No entanto, com o avanço da internet, os Correios demonstram cada vez mais interesse em também competir por esse espaço. Em 2011, a presidenta Dilma Rousseff sancionou uma lei que permitia ampliar o campo de atuação da estatal e até comprar empresas e atuar no Exterior. Além disso, o Supremo Tribunal Federal decidiu, no ano passado, que os Correios podem se beneficiar de sua imunidade tributária nos seus novos negócios, que incluem o transporte de carga expressa e a logística reversa (a busca de produtos em um cliente para levar de volta ao fabricante).

 

Essas resoluções deram a partida a um ciclo de investimentos que, entre 2012 e 2014, vai somar R$ 1,55 bilhão.
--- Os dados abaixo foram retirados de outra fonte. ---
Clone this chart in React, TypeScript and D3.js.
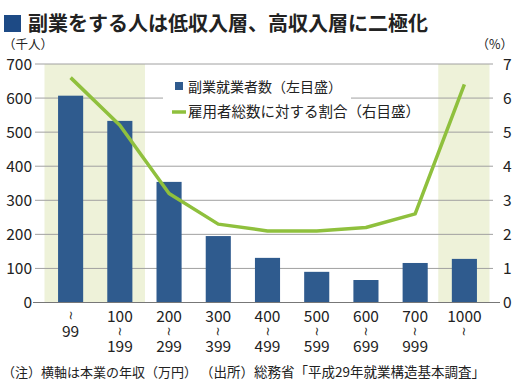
import { useEffect, useRef } from "react";
import * as d3 from "d3";

const incomeFrom = ["", "100", "200", "300", "400", "500", "600", "700", "1000"];
const incomeTo = ["99", "199", "299", "399", "499", "599", "699", "999", ""];
const sideJobWorkers = [607, 533, 354, 195, 131, 90, 66, 116, 128];
const shareOfEmployees = [6.6, 5.2, 3.2, 2.3, 2.1, 2.1, 2.2, 2.6, 6.4];
const leftTicks = [0, 100, 200, 300, 400, 500, 600, 700];
const rightTicks = [0, 1, 2, 3, 4, 5, 6, 7];
const shadedGroups = [["0", "1"], ["8"]];

const title = "副業をする人は低収入層、高収入層に二極化";
const legendBar = "副業就業者数（左目盛）";
const legendLine = "雇用者総数に対する割合（右目盛）";
const noteText = "（注）横軸は本業の年収（万円）";
const sourceText = "（出所）総務省「平成29年就業構造基本調査」";

const FONT = "'Noto Sans CJK JP', 'Noto Sans', sans-serif";

export default function App() {
  const ref = useRef<SVGSVGElement>(null);

  useEffect(() => {
    const svg = d3.select(ref.current!);
    svg.selectAll("*").remove();

    const width = 520;
    const height = 392;
    const plot = { left: 35, right: 493, top: 64, bottom: 302.5 };
    const cats = incomeFrom.map((d, i) => String(i));

    const x = d3
      .scaleBand()
      .domain(cats)
      .range([46, 489])
      .paddingInner(0.49)
      .paddingOuter(0.245);
    const xs = d3.scaleBand().domain(cats).range([46, 489]).padding(0);
    const yL = d3.scaleLinear().domain([0, 700]).range([plot.bottom, plot.top]);
    const yR = d3.scaleLinear().domain([0, 7]).range([plot.bottom, plot.top]);

    svg.attr("width", width).attr("height", height);
    svg.append("rect").attr("width", width).attr("height", height).attr("fill", "#fff");

    // shaded income groups
    svg
      .append("g")
      .selectAll("rect")
      .data(shadedGroups)
      .join("rect")
      .attr("x", (g) => xs(g[0])! - 1.5)
      .attr("width", (g) => xs(g[g.length - 1])! + xs.bandwidth() - xs(g[0])! + 2)
      .attr("y", plot.top)
      .attr("height", plot.bottom - plot.top)
      .attr("fill", "#eef2d9");

    // gridlines
    svg
      .append("g")
      .selectAll("line")
      .data(leftTicks.filter((t) => t > 0))
      .join("line")
      .attr("x1", plot.left)
      .attr("x2", plot.right)
      .attr("y1", (d) => yL(d))
      .attr("y2", (d) => yL(d))
      .attr("stroke", "#a0a0a0")
      .attr("stroke-width", 1);

    // legend backing
    const lg = svg.append("g");
    lg.append("rect").attr("x", 163).attr("y", 72).attr("width", 188).attr("height", 30).attr("fill", "#fff");
    lg.append("rect").attr("x", 163).attr("y", 100).attr("width", 275).attr("height", 24).attr("fill", "#fff");

    // bars
    svg
      .append("g")
      .selectAll("rect")
      .data(sideJobWorkers)
      .join("rect")
      .attr("x", (_, i) => x(cats[i])!)
      .attr("width", x.bandwidth())
      .attr("y", (d) => yL(d))
      .attr("height", (d) => yL(0) - yL(d))
      .attr("fill", "#2f5b8e");

    // zero axis
    svg
      .append("line")
      .attr("x1", plot.left - 2)
      .attr("x2", plot.right + 7)
      .attr("y1", yL(0))
      .attr("y2", yL(0))
      .attr("stroke", "#777")
      .attr("stroke-width", 1.2);

    // ratio line
    const line = d3
      .line<number>()
      .x((_, i) => x(cats[i])! + x.bandwidth() / 2)
      .y((d) => yR(d));
    svg
      .append("path")
      .datum(shareOfEmployees)
      .attr("d", line)
      .attr("fill", "none")
      .attr("stroke", "#8fc03d")
      .attr("stroke-width", 3.5)
      .attr("stroke-linejoin", "round");

    // left axis labels
    svg
      .append("g")
      .selectAll("text")
      .data(leftTicks)
      .join("text")
      .attr("x", 32)
      .attr("y", (d) => yL(d) + 5.5)
      .attr("text-anchor", "end")
      .attr("font-family", FONT)
      .attr("font-size", 15.5)
      .attr("fill", "#222")
      .text((d) => d);

    // right axis labels
    svg
      .append("g")
      .selectAll("text")
      .data(rightTicks)
      .join("text")
      .attr("x", 503)
      .attr("y", (d) => yR(d) + 5.5)
      .attr("text-anchor", "start")
      .attr("font-family", FONT)
      .attr("font-size", 15.5)
      .attr("fill", "#222")
      .text((d) => d);

    // x labels: from / wave / to, wave drawn as a rotated tilde
    const xl = svg
      .append("g")
      .attr("font-family", FONT)
      .attr("font-size", 15.5)
      .attr("fill", "#222")
      .attr("text-anchor", "middle");
    const tilde = (cx: number, cy: number) =>
      xl
        .append("text")
        .attr("transform", `translate(${cx},${cy}) rotate(90)`)
        .attr("dominant-baseline", "central")
        .attr("font-family", "'DejaVu Sans', sans-serif")
        .attr("font-size", 12)
        .text("~");
    cats.forEach((c, i) => {
      const cx = x(c)! + x.bandwidth() / 2;
      if (!incomeFrom[i]) {
        tilde(cx, 315.5);
        xl.append("text").attr("x", cx).attr("y", 337).text(incomeTo[i]);
      } else if (!incomeTo[i]) {
        xl.append("text").attr("x", cx).attr("y", 322).text(incomeFrom[i]);
        tilde(cx, 331.5);
      } else {
        xl.append("text").attr("x", cx).attr("y", 322).text(incomeFrom[i]);
        tilde(cx, 331.5);
        xl.append("text").attr("x", cx).attr("y", 352).text(incomeTo[i]);
      }
    });

    // legend
    lg.append("rect").attr("x", 175).attr("y", 82).attr("width", 8).attr("height", 8).attr("fill", "#2f5b8e");
    lg.append("text")
      .attr("x", 188)
      .attr("y", 92)
      .attr("font-family", FONT)
      .attr("font-size", 14)
      .attr("fill", "#222")
      .text(legendBar);
    lg.append("line")
      .attr("x1", 172)
      .attr("x2", 186)
      .attr("y1", 112)
      .attr("y2", 112)
      .attr("stroke", "#8fc03d")
      .attr("stroke-width", 3.5);
    lg.append("text")
      .attr("x", 188)
      .attr("y", 117)
      .attr("font-family", FONT)
      .attr("font-size", 14.5)
      .attr("fill", "#222")
      .text(legendLine);

    // title
    svg.append("rect").attr("x", 4).attr("y", 15).attr("width", 17).attr("height", 17).attr("fill", "#1d4a85");
    svg
      .append("text")
      .attr("x", 28)
      .attr("y", 31)
      .attr("font-family", FONT)
      .attr("font-weight", "bold")
      .attr("font-size", 20)
      .attr("fill", "#222")
      .text(title);

    // units
    svg
      .append("text")
      .attr("x", 3)
      .attr("y", 48.5)
      .attr("font-family", FONT)
      .attr("font-size", 12.5)
      .attr("fill", "#222")
      .text("（千人）");
    svg
      .append("text")
      .attr("x", 513)
      .attr("y", 48.5)
      .attr("text-anchor", "end")
      .attr("font-family", FONT)
      .attr("font-size", 12.5)
      .attr("fill", "#222")
      .text("（%）");

    // notes
    svg
      .append("text")
      .attr("x", 2)
      .attr("y", 377)
      .attr("font-family", FONT)
      .attr("font-size", 13)
      .attr("fill", "#222")
      .text(noteText);
    svg
      .append("text")
      .attr("x", 200)
      .attr("y", 377)
      .attr("font-family", FONT)
      .attr("font-size", 13.5)
      .attr("fill", "#222")
      .text(sourceText);
  }, []);

  return <svg ref={ref} style={{ position: "absolute", left: 0, top: 0 }} />;
}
Os recursos envolverão a construção de mais centros de triagem, a adoção de novas tecnologias, a expansão de agências e de frota. Para simbolizar o momento especial, a empresa anunciou um novo logotipo. “A mudança de marca é uma consequência dessa reformulação dos negócios”, afirmou à DINHEIRO Wagner Pinheiro de Oliveira, presidente dos Correios. Entre os novos projetos da estatal, está a administração de documentos eletrônicos, em conjunto com a empresa de certificação digital da brasileira Valid.

 

“Poderemos, por exemplo, ser contratados para cuidar da leitura da conta de gás do cliente, enviar a cobrança pela internet, com certificação digital, e armazenar o documento eletrônico gerado por vários anos”, disse. Outra parceria foi fechada com o Poste Italiane, o serviço de correio da Itália, para a criação de uma operadora virtual de telefonia móvel. Com esse modelo de negócios, a joint venture criada venderá serviços telefônicos, pagando às operadoras tradicionais, como Oi, Vivo, TIM e Claro, pelo uso de suas redes. Em cinco anos, a expectativa é ter oito milhões de clientes e faturamento de R$ 1,5 bilhão. Se tiver sucesso, os Correios terão menos motivos para se preocupar com o futuro.